» **TASK OBJECTIVE**: Go through the records from the first line and retype each one exactly, stopping once the line with "facecolor='none', edgecolor='none', zorder=3)" is done. Pictures are left out.

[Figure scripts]
===============

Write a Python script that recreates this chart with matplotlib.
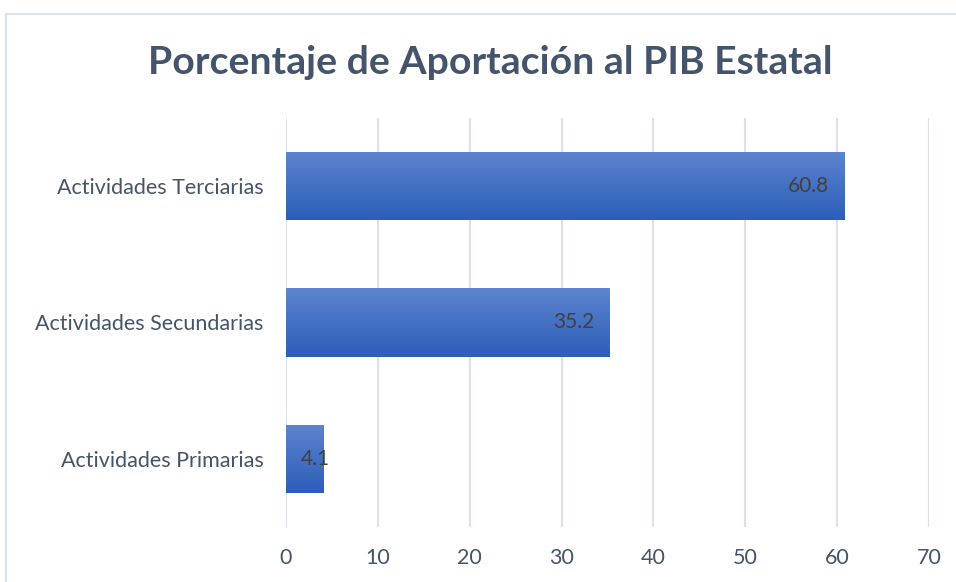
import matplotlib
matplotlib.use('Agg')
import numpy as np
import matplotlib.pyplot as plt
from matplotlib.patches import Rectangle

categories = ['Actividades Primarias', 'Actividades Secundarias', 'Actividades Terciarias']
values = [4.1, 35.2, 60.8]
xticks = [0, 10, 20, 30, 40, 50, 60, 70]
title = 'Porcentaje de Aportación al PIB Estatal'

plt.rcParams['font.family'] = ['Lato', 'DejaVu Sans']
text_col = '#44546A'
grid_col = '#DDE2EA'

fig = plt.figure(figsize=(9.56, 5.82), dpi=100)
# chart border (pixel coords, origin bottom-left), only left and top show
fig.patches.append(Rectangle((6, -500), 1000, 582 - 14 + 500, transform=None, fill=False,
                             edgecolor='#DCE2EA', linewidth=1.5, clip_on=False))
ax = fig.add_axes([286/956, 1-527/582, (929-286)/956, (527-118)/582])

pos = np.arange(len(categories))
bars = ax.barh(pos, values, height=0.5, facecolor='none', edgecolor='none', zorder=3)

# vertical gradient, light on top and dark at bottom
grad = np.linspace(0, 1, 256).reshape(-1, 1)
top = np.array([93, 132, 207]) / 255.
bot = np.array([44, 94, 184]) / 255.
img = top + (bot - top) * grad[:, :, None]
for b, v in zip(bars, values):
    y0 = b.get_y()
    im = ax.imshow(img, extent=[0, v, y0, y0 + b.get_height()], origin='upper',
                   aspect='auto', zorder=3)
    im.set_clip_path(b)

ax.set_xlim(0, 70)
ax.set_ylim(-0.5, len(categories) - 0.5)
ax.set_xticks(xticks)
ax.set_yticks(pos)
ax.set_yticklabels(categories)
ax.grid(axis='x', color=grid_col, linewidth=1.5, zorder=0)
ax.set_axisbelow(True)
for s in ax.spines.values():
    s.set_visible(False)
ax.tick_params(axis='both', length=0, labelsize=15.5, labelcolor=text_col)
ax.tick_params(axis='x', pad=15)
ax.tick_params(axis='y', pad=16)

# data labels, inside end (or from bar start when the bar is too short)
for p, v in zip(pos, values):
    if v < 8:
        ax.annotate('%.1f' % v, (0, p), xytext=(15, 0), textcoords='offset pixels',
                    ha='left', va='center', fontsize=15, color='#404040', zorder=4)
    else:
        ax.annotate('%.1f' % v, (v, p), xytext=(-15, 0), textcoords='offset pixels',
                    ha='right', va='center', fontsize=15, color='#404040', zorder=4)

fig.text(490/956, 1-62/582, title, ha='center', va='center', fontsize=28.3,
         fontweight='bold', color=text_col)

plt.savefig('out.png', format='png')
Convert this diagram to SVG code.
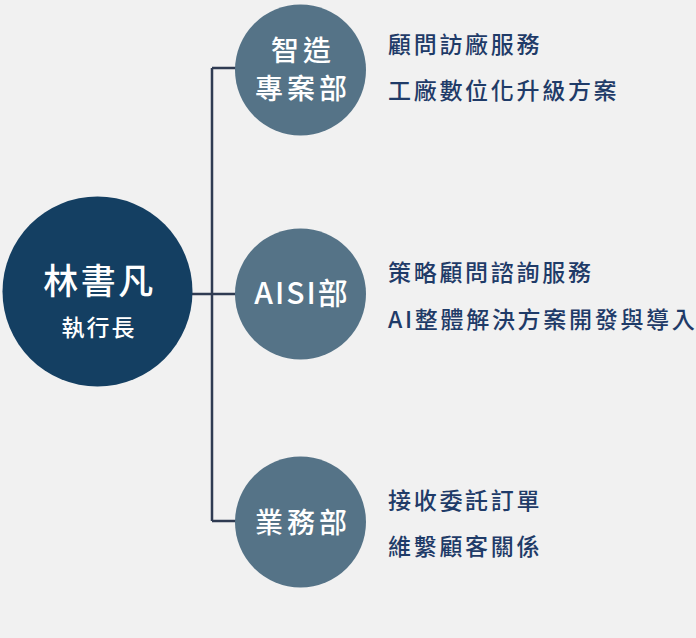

===============

» **SOLUTION TO THIS PROBLEM**:
Write a Python script that recreates this chart with matplotlib.
import matplotlib
matplotlib.use('Agg')
import numpy as np
import matplotlib.pyplot as plt
from matplotlib.patches import Rectangle

categories = ['Actividades Primarias', 'Actividades Secundarias', 'Actividades Terciarias']
values = [4.1, 35.2, 60.8]
xticks = [0, 10, 20, 30, 40, 50, 60, 70]
title = 'Porcentaje de Aportación al PIB Estatal'

plt.rcParams['font.family'] = ['Lato', 'DejaVu Sans']
text_col = '#44546A'
grid_col = '#DDE2EA'

fig = plt.figure(figsize=(9.56, 5.82), dpi=100)
# chart border (pixel coords, origin bottom-left), only left and top show
fig.patches.append(Rectangle((6, -500), 1000, 582 - 14 + 500, transform=None, fill=False,
                             edgecolor='#DCE2EA', linewidth=1.5, clip_on=False))
ax = fig.add_axes([286/956, 1-527/582, (929-286)/956, (527-118)/582])

pos = np.arange(len(categories))
bars = ax.barh(pos, values, height=0.5, facecolor='none', edgecolor='none', zorder=3)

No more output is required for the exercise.